- _TASK GOAL_
Make an exact copy of all the material below, apart from the pictures.

- _DATA LINES_

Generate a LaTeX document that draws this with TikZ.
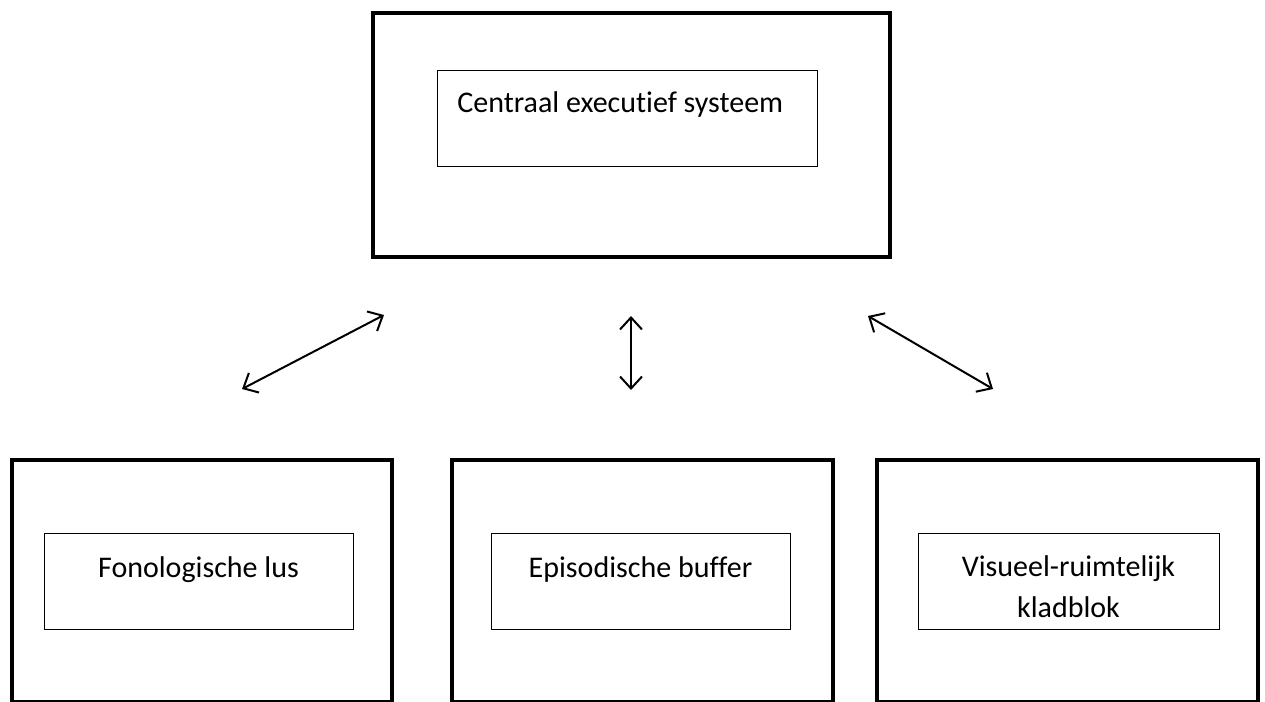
\documentclass[tikz,border=0pt]{standalone}
\usepackage{fontspec}
\setmainfont{Carlito}[Ligatures={NoCommon}]
\usetikzlibrary{arrows.meta}
\tikzset{
  outerbox/.style={draw, line width=2pt, inner sep=0pt, minimum width=#1},
  innerbox/.style={draw, line width=0.5pt, inner sep=0pt, minimum width=#1, minimum height=48pt},
  lbl/.style={font=\fontsize{15}{20.5}\selectfont, inner sep=0pt, align=center},
  link/.style={line width=1pt, {Straight Barb[length=6pt,width=11pt]}-{Straight Barb[length=6pt,width=11pt]}}
}
\begin{document}
\begin{tikzpicture}[x=0.5pt,y=-0.5pt]
\useasboundingbox (0,0) rectangle (1265,702);
% top
\node[outerbox=258.5pt, minimum height=122pt] (ces) at (631.5,135) {};
\node[innerbox=190pt] (cesin) at (627,118) {};
\node[lbl, anchor=base west] (cest) at (457,112) {Centraal executief systeem};
% bottom outer
\node[outerbox=190pt, minimum height=121pt] (fl) at (202,580.5) {};
\node[outerbox=190.5pt, minimum height=121pt] (eb) at (642.5,580.5) {};
\node[outerbox=190.5pt, minimum height=121pt] (vr) at (1067.5,580.5) {};
% bottom inner
\node[innerbox=154.5pt] (flin) at (198.5,581) {};
\node[innerbox=149.5pt] (ebin) at (640.5,581) {};
\node[innerbox=150.5pt] (vrin) at (1068.5,581) {};
% labels
\node[lbl, anchor=base] (flt) at (198.5,577) {Fonologische lus};
\node[lbl, anchor=base] (ebt) at (640.5,577) {Episodische buffer};
\node[lbl, anchor=base] (vrt1) at (1068.5,576) {Visueel-ruimtelijk};
\node[lbl, anchor=base] (vrt2) at (1068.5,617) {kladblok};
% arrow ends
\coordinate (a1) at (242,389);
\coordinate (a2) at (384,315);
\coordinate (b1) at (631,316);
\coordinate (b2) at (631,390);
\coordinate (c1) at (868,316);
\coordinate (c2) at (993,389);
\draw[link] (a1) -- (a2);
\draw[link] (b1) -- (b2);
\draw[link] (c1) -- (c2);
\end{tikzpicture}
\end{document}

- _CORRECT RESPONSE_
Generate a LaTeX document that draws this with TikZ.
\documentclass[tikz,border=0pt]{standalone}
\usepackage{fontspec}
\setmainfont{Carlito}[Ligatures={NoCommon}]
\usetikzlibrary{arrows.meta}
\tikzset{
  outerbox/.style={draw, line width=2pt, inner sep=0pt, minimum width=#1},
  innerbox/.style={draw, line width=0.5pt, inner sep=0pt, minimum width=#1, minimum height=48pt},
  lbl/.style={font=\fontsize{15}{20.5}\selectfont, inner sep=0pt, align=center},
  link/.style={line width=1pt, {Straight Barb[length=6pt,width=11pt]}-{Straight Barb[length=6pt,width=11pt]}}
}
\begin{document}
\begin{tikzpicture}[x=0.5pt,y=-0.5pt]
\useasboundingbox (0,0) rectangle (1265,702);
% top
\node[outerbox=258.5pt, minimum height=122pt] (ces) at (631.5,135) {};
\node[innerbox=190pt] (cesin) at (627,118) {};
\node[lbl, anchor=base west] (cest) at (457,112) {Centraal executief systeem};
% bottom outer
\node[outerbox=190pt, minimum height=121pt] (fl) at (202,580.5) {};
\node[outerbox=190.5pt, minimum height=121pt] (eb) at (642.5,580.5) {};
\node[outerbox=190.5pt, minimum height=121pt] (vr) at (1067.5,580.5) {};
% bottom inner
\node[innerbox=154.5pt] (flin) at (198.5,581) {};
\node[innerbox=149.5pt] (ebin) at (640.5,581) {};
\node[innerbox=150.5pt] (vrin) at (1068.5,581) {};
% labels
\node[lbl, anchor=base] (flt) at (198.5,577) {Fonologische lus};
\node[lbl, anchor=base] (ebt) at (640.5,577) {Episodische buffer};
\node[lbl, anchor=base] (vrt1) at (1068.5,576) {Visueel-ruimtelijk};
\node[lbl, anchor=base] (vrt2) at (1068.5,617) {kladblok};
% arrow ends
\coordinate (a1) at (242,389);
\coordinate (a2) at (384,315);
\coordinate (b1) at (631,316);
\coordinate (b2) at (631,390);
\coordinate (c1) at (868,316);
\coordinate (c2) at (993,389);
\draw[link] (a1) -- (a2);
\draw[link] (b1) -- (b2);
\draw[link] (c1) -- (c2);
\end{tikzpicture}
\end{document}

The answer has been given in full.